猛虎は 又 尾を掉(ふる)い、牙を磨きて 秋霜よりも皓(しろ)し。
猛虎は勢いよく襲いかかろうと 尾を振り立てている、牙は磨かれていて秋の白い霜よりも白いのだ。
【掉尾】ちょうび 《尾を振る意。慣用読みで「とうび」とも》物事が、最後になって勢いの盛んになること。
草木不可餐,饑飲零露漿。
草木 餐(くら)う可からざれば、飢えて零(こぼ)れし露の漿(しる)を飲む。
あたりの草木も尽きてしってもう食べるものさえなくなった、飲むもの無く飢えてしまいこぼれる露のしずくを啜ってのんだのだ。

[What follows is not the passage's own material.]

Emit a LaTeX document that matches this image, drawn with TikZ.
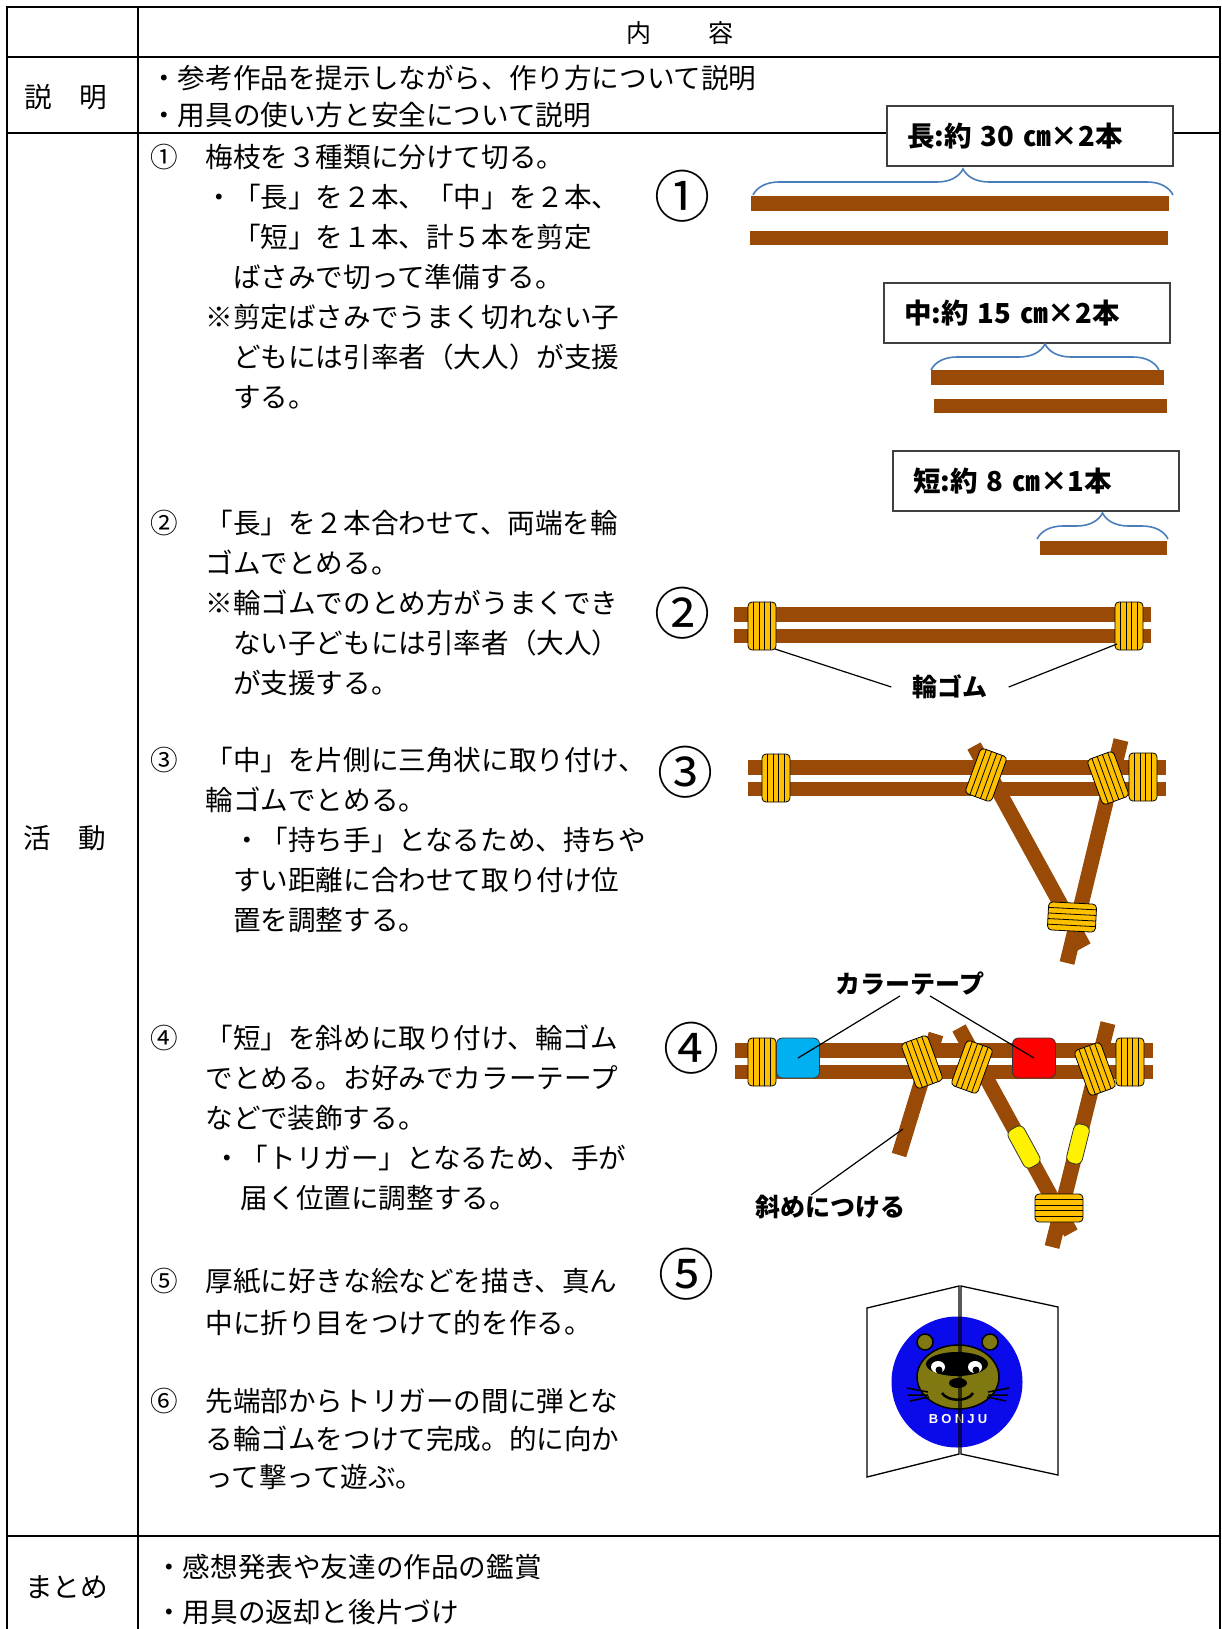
\documentclass[tikz,border=0pt]{standalone}
\usepackage{fontspec}
\setmainfont{Noto Sans CJK JP}
\newfontfamily\logofont[LetterSpace=25]{Liberation Sans}
\usetikzlibrary{positioning, decorations.pathreplacing}
\definecolor{eda}{RGB}{153,74,6}
\definecolor{gomuc}{RGB}{255,192,0}
\definecolor{bracec}{RGB}{74,126,187}
\definecolor{tapeb}{RGB}{0,176,240}
\definecolor{faceol}{RGB}{128,120,16}
\definecolor{matoblue}{RGB}{10,10,235}
\tikzstyle{rule} = [line width=2.2pt]
\tikzstyle{stick} = [fill=eda]
\tikzstyle{diag} = [draw=eda, line width=15pt]
\tikzstyle{gomu} = [draw=black, fill=gomuc, line width=0.8pt, rounded corners=4pt]
\tikzstyle{tape} = [draw=black!80, line width=0.8pt, rounded corners=6pt, inner sep=0pt]
\tikzstyle{sizebox} = [draw=black!75, line width=1.5pt, fill=white,
minimum width=286pt, minimum height=60pt,
text width=246pt, align=left, inner xsep=20pt,
font=\fontsize{27.5}{30}\selectfont\bfseries]
\tikzstyle{brace} = [draw=bracec, line width=1.6pt, decorate,
decoration={brace, amplitude=26pt}]
\tikzstyle{txt} = [anchor=north west, inner sep=0pt, align=left,
font=\fontsize{27.6}{40}\selectfont]
\tikzstyle{lbl} = [anchor=west, inner sep=0pt, font=\fontsize{27.6}{40}\selectfont]
\tikzstyle{num} = [inner sep=0pt, font=\fontsize{56}{60}\selectfont]
\tikzstyle{callout} = [inner sep=0pt, font=\fontsize{25}{30}\selectfont\bfseries]
\tikzstyle{leader} = [line width=1.2pt]

% band of rubber: x, y, angle, name
\newcommand{\wagomu}[4]{%
\begin{scope}[shift={(#1,#2)}, rotate=#3]
\draw[gomu] (-14,-24) rectangle (14,24);
\foreach \s in {-8.4,-2.8,2.8,8.4} \draw[line width=0.8pt] (\s,-24) -- (\s,24);
\coordinate (#4) at (0,0);
\end{scope}}

\begin{document}
\begin{tikzpicture}[x=1pt, y=-1pt]
\useasboundingbox (0,0) rectangle (1222,1629);

% table
\draw[rule] (7,1629) -- (7,7) -- (1220,7) -- (1220,1629);
\draw[rule] (138,7) -- (138,1629);
\draw[rule] (7,57) -- (1220,57);
\draw[rule] (7,133) -- (1220,133);
\draw[rule] (7,1536) -- (1220,1536);

\node[lbl, anchor=center, font=\fontsize{25}{30}\selectfont] (head) at (680,33) {内\hspace{2.3em}容};
\node[lbl] (setsumei) at (24,97) {説　明};
\node[lbl] (katsudo) at (23,838) {活　動};
\node[lbl] (matome) at (25,1587) {まとめ};

\node[txt, font=\fontsize{27.6}{37}\selectfont] (intro) at (150,62.5) {\strut ・参考作品を提示しながら、作り方について説明\\
・用具の使い方と安全について説明};

\node[txt] (step1) at (150,139.5) {\strut ①　梅枝を３種類に分けて切る。\\
　　・「長」を２本、「中」を２本、\\
　　　「短」を１本、計５本を剪定\\
　　　ばさみで切って準備する。\\
　　※剪定ばさみでうまく切れない子\\
　　　どもには引率者（大人）が支援\\
　　　する。};

\node[txt] (step2) at (150,505.5) {\strut ②　「長」を２本合わせて、両端を輪\\
　　ゴムでとめる。\\
　　※輪ゴムでのとめ方がうまくでき\\
　　　ない子どもには引率者（大人）\\
　　　が支援する。};

\node[txt] (step3) at (150,742.5) {\strut ③　「中」を片側に三角状に取り付け、\\
　　輪ゴムでとめる。\\
　　　・「持ち手」となるため、持ちや\\
　　　すい距離に合わせて取り付け位\\
　　　置を調整する。};

\node[txt] (step4) at (150,1020.5) {\strut ④　「短」を斜めに取り付け、輪ゴム\\
　　でとめる。お好みでカラーテープ\\
　　などで装飾する。\\
　　\hspace{8pt}・「トリガー」となるため、手が\\
　　\hspace{8pt}　届く位置に調整する。};

\node[txt, font=\fontsize{27.6}{42}\selectfont] (step5) at (150,1261.5) {\strut ⑤　厚紙に好きな絵などを描き、真ん\\
　　中に折り目をつけて的を作る。};

\node[txt, font=\fontsize{27.6}{38}\selectfont] (step6) at (150,1384.5) {\strut ⑥　先端部からトリガーの間に弾とな\\
　　る輪ゴムをつけて完成。的に向か\\
　　って撃って遊ぶ。};

\node[txt, font=\fontsize{27.6}{45}\selectfont] (summary) at (155,1545.5) {\strut ・感想発表や友達の作品の鑑賞\\
・用具の返却と後片づけ};

% 1: three lengths
\node[num] (n1) at (682,196) {①};
\fill[stick] (751,196) rectangle (1169,211);
\fill[stick] (750,231) rectangle (1168,245);
\fill[stick] (931,370) rectangle (1164,385);
\fill[stick] (934,399) rectangle (1167,413);
\fill[stick] (1040,541) rectangle (1167,555);
\node[sizebox] (long) at (1030,136) {長:約 30 ㎝×2本};
\node[sizebox] (mid) at (1027,313) {中:約 15 ㎝×2本};
\node[sizebox] (short) at (1036,481) {短:約 8 ㎝×1本};
\draw[brace] (753,195) -- (1173,195);
\draw[brace] (931,370) -- (1159,370);
\draw[brace] (1037,539) -- (1168,539);

% 2: two long sticks
\node[num] (n2) at (682,613) {②};
\fill[stick] (734,607) rectangle (1151,622);
\fill[stick] (734,629) rectangle (1151,643);
\wagomu{762}{626}{0}{g2a}
\wagomu{1129}{626}{0}{g2b}
\coordinate (gomuL) at (775,649);
\coordinate (gomuR) at (1117,644);
\node[callout, inner xsep=21pt] (wagomu) at (950,687) {輪ゴム};
\draw[leader] (gomuL) -- (wagomu.west);
\draw[leader] (gomuR) -- (wagomu.east);

% 3: handle
\node[num] (n3) at (685,772) {③};
\fill[stick] (748,760) rectangle (1166,775);
\fill[stick] (748,782) rectangle (1166,796);
\draw[diag] (974,746) -- (1084,947);
\draw[diag] (1121,740) -- (1067,963);
\wagomu{776}{778}{0}{g3a}
\wagomu{1143}{777}{0}{g3b}
\wagomu{986}{775}{-20}{g3c}
\wagomu{1108}{778}{20}{g3d}
\wagomu{1072}{917}{87}{g3e}

% 4: trigger and tapes
\node[num] (n4) at (691,1048) {④};
\fill[stick] (735,1043) rectangle (1153,1058);
\fill[stick] (735,1065) rectangle (1153,1079);
\draw[diag] (936,1034) -- (899,1155);
\draw[diag] (959,1028) -- (1071,1233);
\draw[diag] (1108,1023) -- (1052,1247);
\wagomu{762}{1062}{0}{g4a}
\wagomu{1130}{1062}{0}{g4b}
\wagomu{922}{1062}{20}{g4c}
\wagomu{972}{1067}{-20}{g4d}
\wagomu{1095}{1069}{20}{g4e}
\wagomu{1059}{1208}{90}{g4f}
\node[tape, fill=tapeb, minimum width=43pt, minimum height=40pt] (bluetape) at (798,1058) {};
\node[tape, fill=red, minimum width=43pt, minimum height=40pt] (redtape) at (1034,1058) {};
\node[tape, fill=yellow, minimum width=18pt, minimum height=43pt, rotate=28.6] (yellowL) at (1024,1147) {};
\node[tape, fill=yellow, minimum width=16pt, minimum height=40pt, rotate=-14] (yellowR) at (1078,1144) {};
\node[callout] (colortape) at (910,984) {カラーテープ};
\draw[leader] ([xshift=-10pt]colortape.south) -- (bluetape.center);
\draw[leader] ([xshift=20pt]colortape.south) -- (redtape.center);
\coordinate (tsuke) at (903,1129);
\node[callout] (naname) at (830,1207) {斜めにつける};
\draw[leader] ([xshift=-19pt]naname.north) -- (tsuke);

% 5: target card
\node[num] (n5) at (686,1274) {⑤};
\fill[matoblue] (957,1382) circle (65.5);
\filldraw[fill=faceol, draw=black, line width=1.5pt] (925,1342) circle (8) (990,1342) circle (8);
\filldraw[fill=faceol, draw=black, line width=1.5pt] (958,1377) ellipse (41 and 32);
\fill[black] (957,1364) ellipse (31 and 12);
\fill[white] (938,1367) ellipse (7 and 6) (975,1367) ellipse (7 and 6);
\fill[black] (939,1370) circle (3.5) (976,1370) circle (3.5);
\fill[black] (958,1383) ellipse (9 and 5);
\draw[line width=2.5pt] (942,1393) .. controls (948,1402) and (968,1402) .. (973,1393);
\draw[line width=1.5pt] (907,1388) -- (928,1392) (908,1395) -- (928,1395) (910,1401) -- (929,1397);
\draw[line width=1.5pt] (1009,1388) -- (988,1392) (1008,1395) -- (988,1395) (1006,1401) -- (987,1397);
\node[font=\logofont\bfseries\fontsize{13}{15}\selectfont, text=white, inner sep=0pt] (bonju) at (958,1419) {BONJU};
\draw[line width=1.3pt] (867,1308) -- (959,1286) -- (959,1454) -- (867,1477) -- cycle;
\draw[line width=1.3pt] (961,1286) -- (1058,1307) -- (1058,1475) -- (961,1454) -- cycle;

\end{tikzpicture}
\end{document}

○饑 飢える。 ○零露 しずく。つゆ。○漿 みずをのむこと。
歎此北上苦,停驂爲之傷。
此の北上の苦しみを嘆き、驂(さん)を停(とど)めて 之が為に傷む。
この艱難辛苦しても北上したのだ、あまりに悲惨で馬車をとめてこの痛み苦しみを記しておくのである。
○爲之傷 このことについて傷をつけることと為す。
何日王道平,開顏睹天光。
何れの日か 王道平らかにして、開顔 天光を覩みん。
いつになったら天子が正道の道を平穏に取り戻してくれるのか、安心して顔を出して歩ける日になり、晴々として 天光を受けることができるのだろうか
○叛乱軍のために、各地で、武者狩りをしていたし、略奪、盗賊が横行したのである。安禄山の軍には1/4ぐらい異民族の兵がいた。
李白の安禄山の叛乱について情報が少なかったのか、他の詩人の叛乱をとらえた詩とは違っている。特に杜甫の詩と違うのは、杜甫は蘆子関や長安の叛乱軍にとらえられ、拘束されたこと、自分の目で見て確認したことを詩にしていることが違うのである。
李白は叛乱軍に掴まっていたら、まともではおれなかったであろう。この詩「北上行」は聞いた話を詩にしているのである。李白らしい詩である。